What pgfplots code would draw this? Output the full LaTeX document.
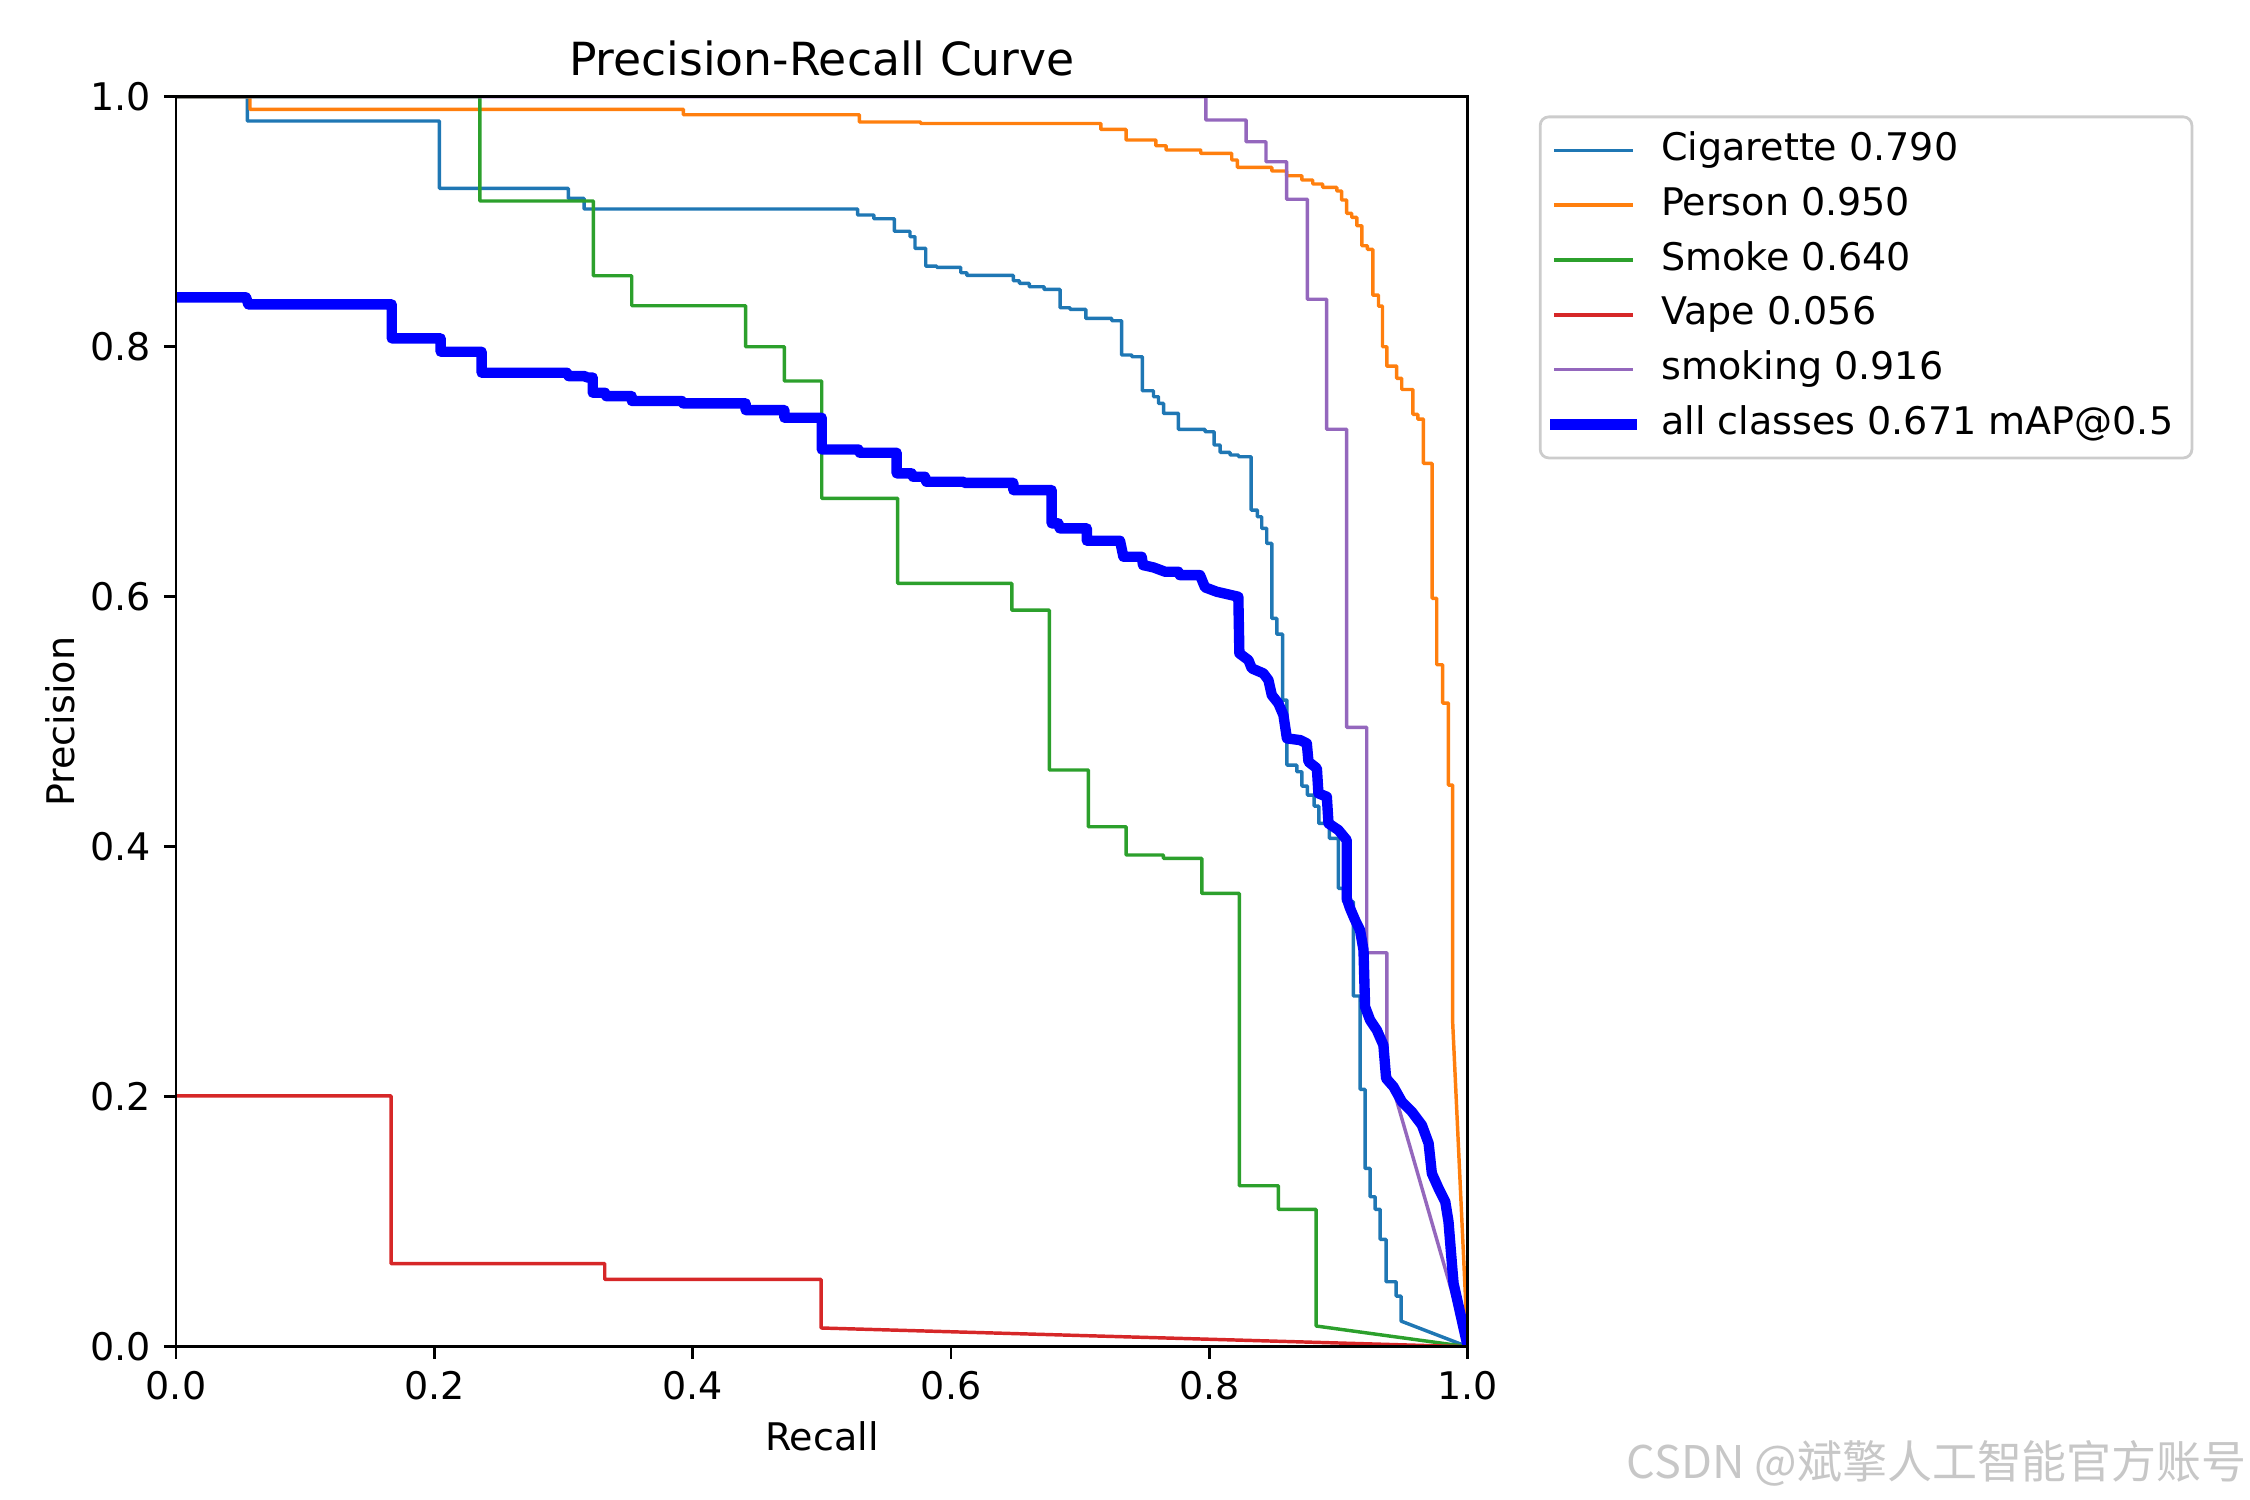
\documentclass[border=0pt]{standalone}
\usepackage{pgfplots}
\pgfplotsset{compat=1.18}
\usepackage{fontspec}
\setmainfont{DejaVu Sans}
\newfontfamily\cjk{Noto Sans CJK SC}
\definecolor{tabblue}{HTML}{1F77B4}
\definecolor{taborange}{HTML}{FF7F0E}
\definecolor{tabgreen}{HTML}{2CA02C}
\definecolor{tabred}{HTML}{D62728}
\definecolor{tabpurple}{HTML}{9467BD}
\begin{document}
\begin{tikzpicture}
\useasboundingbox (0,0) rectangle (9in,6in);
\begin{axis}[
  at={(0.704in,0.613in)}, anchor=south west,
  scale only axis, width=5.167in, height=5.0in,
  xmin=0, xmax=1, ymin=0, ymax=1,
  axis on top,
  axis line style={line width=0.8pt},
  tick align=outside, major tick length=3.5pt,
  every tick/.style={line width=0.8pt, black},
  xtick={0,0.2,0.4,0.6,0.8,1}, xticklabels={0.0,0.2,0.4,0.6,0.8,1.0},
  ytick={0,0.2,0.4,0.6,0.8,1}, yticklabels={0.0,0.2,0.4,0.6,0.8,1.0},
  xtick pos=bottom, ytick pos=left,
  ticklabel style={font=\fontsize{11}{13}\selectfont, inner sep=0pt},
  xticklabel style={anchor=north, yshift=-3.5pt},
  yticklabel style={anchor=east, xshift=-3.5pt},
  xlabel={Recall}, ylabel={Precision},
  label style={font=\fontsize{11}{13}\selectfont},
  xlabel style={at={(axis description cs:0.5,-0.072)}, anchor=center},
  ylabel style={at={(axis description cs:-0.0897,0.5)}, anchor=center},
  title={Precision-Recall Curve},
  title style={at={(axis description cs:0.5,1)}, anchor=base, font=\fontsize{13.2}{15}\selectfont, inner sep=0pt},
  legend image code/.code={\draw[#1, line cap=rect] (0pt,0pt) -- (22pt,0pt);},
  legend cell align=left,
  legend style={at={(1.055,0.985)}, anchor=north west,
    draw=black!20, line width=0.8pt, rounded corners=2.5pt, fill=white,
    font=\fontsize{11}{13}\selectfont,
    inner xsep=2.9pt, inner ysep=4.2pt,
    row sep=4.84pt, column sep=7.1pt,
    nodes={inner sep=0pt, text height=8.4pt, text depth=2.6pt}},
  every axis plot/.append style={line join=round},
]
\addplot[tabblue, line width=1pt] coordinates {
(0,1)(0.0552,1)(0.0552,0.9806)(0.2039,0.9806)(0.2039,0.9267)(0.3037,0.9267)(0.3037,0.9187)(0.3159,0.9187)(0.3159,0.9102)(0.5277,0.9102)(0.5277,0.9054)(0.5403,0.9054)(0.5403,0.9024)(0.5561,0.9024)(0.5561,0.8924)(0.5682,0.8924)(0.5682,0.8880)(0.5721,0.8880)(0.5721,0.8787)(0.5804,0.8787)(0.5804,0.8645)(0.5889,0.8645)(0.5889,0.8635)(0.6075,0.8635)(0.6075,0.8592)(0.6122,0.8592)(0.6122,0.8571)(0.6482,0.8571)(0.6482,0.8528)(0.6529,0.8528)(0.6529,0.8507)(0.6606,0.8507)(0.6606,0.8480)(0.6720,0.8480)(0.6720,0.8459)(0.6844,0.8459)(0.6844,0.8312)(0.6921,0.8312)(0.6921,0.8299)(0.7043,0.8299)(0.7043,0.8227)(0.7244,0.8227)(0.7244,0.8208)(0.7321,0.8208)(0.7321,0.7934)(0.7399,0.7934)(0.7399,0.7920)(0.7481,0.7920)(0.7481,0.7648)(0.7567,0.7648)(0.7567,0.7600)(0.7606,0.7600)(0.7606,0.7547)(0.7645,0.7547)(0.7645,0.7467)(0.7760,0.7467)(0.7760,0.7339)(0.7966,0.7339)(0.7966,0.7320)(0.8036,0.7320)(0.8036,0.7214)(0.8083,0.7214)(0.8083,0.7155)(0.8160,0.7155)(0.8160,0.7134)(0.8225,0.7134)(0.8225,0.7120)(0.8323,0.7120)(0.8323,0.6693)(0.8372,0.6693)(0.8372,0.6640)(0.8405,0.6640)(0.8405,0.6547)(0.8444,0.6547)(0.8444,0.6427)(0.8483,0.6427)(0.8483,0.5827)(0.8522,0.5827)(0.8522,0.5701)(0.8566,0.5701)(0.8566,0.5173)(0.8600,0.5173)(0.8600,0.4653)(0.8677,0.4653)(0.8677,0.4600)(0.8716,0.4600)(0.8716,0.4485)(0.8759,0.4485)(0.8759,0.4413)(0.8811,0.4413)(0.8811,0.4325)(0.8847,0.4325)(0.8847,0.4187)(0.8929,0.4187)(0.8929,0.4067)(0.8999,0.4067)(0.8999,0.3667)(0.9038,0.3667)(0.9038,0.3560)(0.9115,0.3560)(0.9115,0.2806)(0.9167,0.2806)(0.9167,0.2059)(0.9205,0.2059)(0.9205,0.1427)(0.9244,0.1427)(0.9244,0.1200)(0.9283,0.1200)(0.9283,0.1099)(0.9322,0.1099)(0.9322,0.0859)(0.9368,0.0859)(0.9368,0.0520)(0.9446,0.0520)(0.9446,0.0405)(0.9484,0.0405)(0.9484,0.0205)(1,0)
};
\addlegendentry{Cigarette 0.790}
\addplot[taborange, line width=1pt] coordinates {
(0,1)(0.0573,1)(0.0573,0.9899)(0.3928,0.9899)(0.3928,0.9856)(0.5290,0.9856)(0.5290,0.9798)(0.5765,0.9798)(0.5765,0.9786)(0.7159,0.9786)(0.7159,0.9739)(0.7355,0.9739)(0.7355,0.9654)(0.7585,0.9654)(0.7585,0.9608)(0.7665,0.9608)(0.7665,0.9574)(0.7933,0.9574)(0.7933,0.9547)(0.8173,0.9547)(0.8173,0.9494)(0.8217,0.9494)(0.8217,0.9435)(0.8483,0.9435)(0.8483,0.9406)(0.8598,0.9406)(0.8598,0.9368)(0.8715,0.9368)(0.8715,0.9334)(0.8800,0.9334)(0.8800,0.9302)(0.8877,0.9302)(0.8877,0.9275)(0.8986,0.9275)(0.8986,0.9246)(0.9024,0.9246)(0.9024,0.9174)(0.9063,0.9174)(0.9063,0.9067)(0.9102,0.9067)(0.9102,0.9035)(0.9141,0.9035)(0.9141,0.8968)(0.9180,0.8968)(0.9180,0.8808)(0.9223,0.8808)(0.9223,0.8779)(0.9265,0.8779)(0.9265,0.8413)(0.9309,0.8413)(0.9309,0.8325)(0.9340,0.8325)(0.9340,0.8000)(0.9373,0.8000)(0.9373,0.7845)(0.9450,0.7845)(0.9450,0.7747)(0.9489,0.7747)(0.9489,0.7658)(0.9575,0.7658)(0.9575,0.7459)(0.9613,0.7459)(0.9613,0.7421)(0.9657,0.7421)(0.9657,0.7067)(0.9724,0.7067)(0.9724,0.5987)(0.9760,0.5987)(0.9760,0.5456)(0.9806,0.5456)(0.9806,0.5149)(0.9850,0.5149)(0.9850,0.4493)(0.9883,0.4493)(0.9883,0.2600)(1,0)
};
\addlegendentry{Person 0.950}
\addplot[tabgreen, line width=1pt] coordinates {
(0,1)(0.2353,1)(0.2353,0.9166)(0.3231,0.9166)(0.3231,0.8568)(0.3528,0.8568)(0.3528,0.8328)(0.4410,0.8328)(0.4410,0.8000)(0.4710,0.8000)(0.4710,0.7726)(0.4999,0.7726)(0.4999,0.6787)(0.5587,0.6787)(0.5587,0.6107)(0.6470,0.6107)(0.6470,0.5893)(0.6761,0.5893)(0.6761,0.4614)(0.7063,0.4614)(0.7063,0.4160)(0.7355,0.4160)(0.7355,0.3934)(0.7644,0.3934)(0.7644,0.3907)(0.7941,0.3907)(0.7941,0.3627)(0.8232,0.3627)(0.8232,0.1288)(0.8534,0.1288)(0.8534,0.1099)(0.8826,0.1099)(0.8826,0.0166)(1,0)
};
\addlegendentry{Smoke 0.640}
\addplot[tabred, line width=1pt] coordinates {
(0,0.2007)(0.1665,0.2007)(0.1665,0.0665)(0.3319,0.0665)(0.3319,0.0539)(0.4994,0.0539)(0.4994,0.0150)(1,0)
};
\addlegendentry{Vape 0.056}
\addplot[tabpurple, line width=1pt] coordinates {
(0,1)(0.7972,1)(0.7972,0.9814)(0.8284,0.9814)(0.8284,0.9640)(0.8438,0.9640)(0.8438,0.9480)(0.8598,0.9480)(0.8598,0.9180)(0.8758,0.9180)(0.8758,0.8380)(0.8908,0.8380)(0.8908,0.7340)(0.9063,0.7340)(0.9063,0.4955)(0.9218,0.4955)(0.9218,0.3152)(0.9373,0.3152)(0.9373,0.2243)(1,0)
};
\addlegendentry{smoking 0.916}
\addplot[blue, line width=3pt] coordinates {
(0,0.8395)(0.0542,0.8395)(0.0560,0.8339)(0.1670,0.8339)(0.1670,0.8067)(0.2049,0.8067)(0.2049,0.7960)(0.2366,0.7960)(0.2366,0.7792)(0.3025,0.7792)(0.3040,0.7765)(0.3166,0.7765)(0.3180,0.7754)(0.3226,0.7754)(0.3226,0.7632)(0.3321,0.7632)(0.3330,0.7605)(0.3528,0.7605)(0.3528,0.7566)(0.3915,0.7566)(0.3925,0.7547)(0.4410,0.7547)(0.4410,0.7493)(0.4710,0.7493)(0.4710,0.7432)(0.4999,0.7432)(0.4999,0.7178)(0.5283,0.7178)(0.5293,0.7152)(0.5579,0.7152)(0.5579,0.6987)(0.5695,0.6987)(0.5705,0.6960)(0.5798,0.6960)(0.5808,0.6920)(0.6095,0.6920)(0.6105,0.6911)(0.6482,0.6911)(0.6482,0.6853)(0.6779,0.6853)(0.6779,0.6587)(0.6831,0.6587)(0.6841,0.6547)(0.7051,0.6547)(0.7051,0.6448)(0.7308,0.6448)(0.7334,0.6320)(0.7476,0.6320)(0.7486,0.6253)(0.7566,0.6235)(0.7657,0.6200)(0.7760,0.6200)(0.7770,0.6173)(0.7927,0.6173)(0.7966,0.6075)(0.8057,0.6040)(0.8224,0.6000)(0.8232,0.5547)(0.8302,0.5493)(0.8328,0.5427)(0.8418,0.5387)(0.8457,0.5333)(0.8483,0.5213)(0.8534,0.5147)(0.8573,0.5053)(0.8600,0.4867)(0.8703,0.4853)(0.8754,0.4827)(0.8767,0.4680)(0.8832,0.4627)(0.8844,0.4427)(0.8909,0.4400)(0.8922,0.4187)(0.8999,0.4133)(0.9063,0.4053)(0.9063,0.3587)(0.9089,0.3507)(0.9128,0.3413)(0.9166,0.3333)(0.9193,0.3173)(0.9205,0.2720)(0.9244,0.2613)(0.9296,0.2533)(0.9347,0.2413)(0.9368,0.2147)(0.9425,0.2080)(0.9490,0.1960)(0.9567,0.1880)(0.9645,0.1773)(0.9697,0.1627)(0.9722,0.1387)(0.9774,0.1267)(0.9826,0.1160)(0.9851,0.1000)(0.9877,0.0667)(0.9890,0.0507)(1,0)
};
\addlegendentry{all classes 0.671 mAP@0.5\kern2.5pt\relax}
\end{axis}
\node[anchor=base east, inner sep=0pt, text=black!22, font=\cjk\fontsize{13}{15}\selectfont] at (8.99in,0.085in) {CSDN @斌擎人工智能官方账号};
\end{tikzpicture}
\end{document}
※
■ DESCRIPTION OF THE TASK
List each line holding the string "draw".

■ WRITTEN RESPONSE
What pgfplots code would draw this? Output the full LaTeX document.
  legend image code/.code={\draw[#1, line cap=rect] (0pt,0pt) -- (22pt,0pt);},
    draw=black!20, line width=0.8pt, rounded corners=2.5pt, fill=white,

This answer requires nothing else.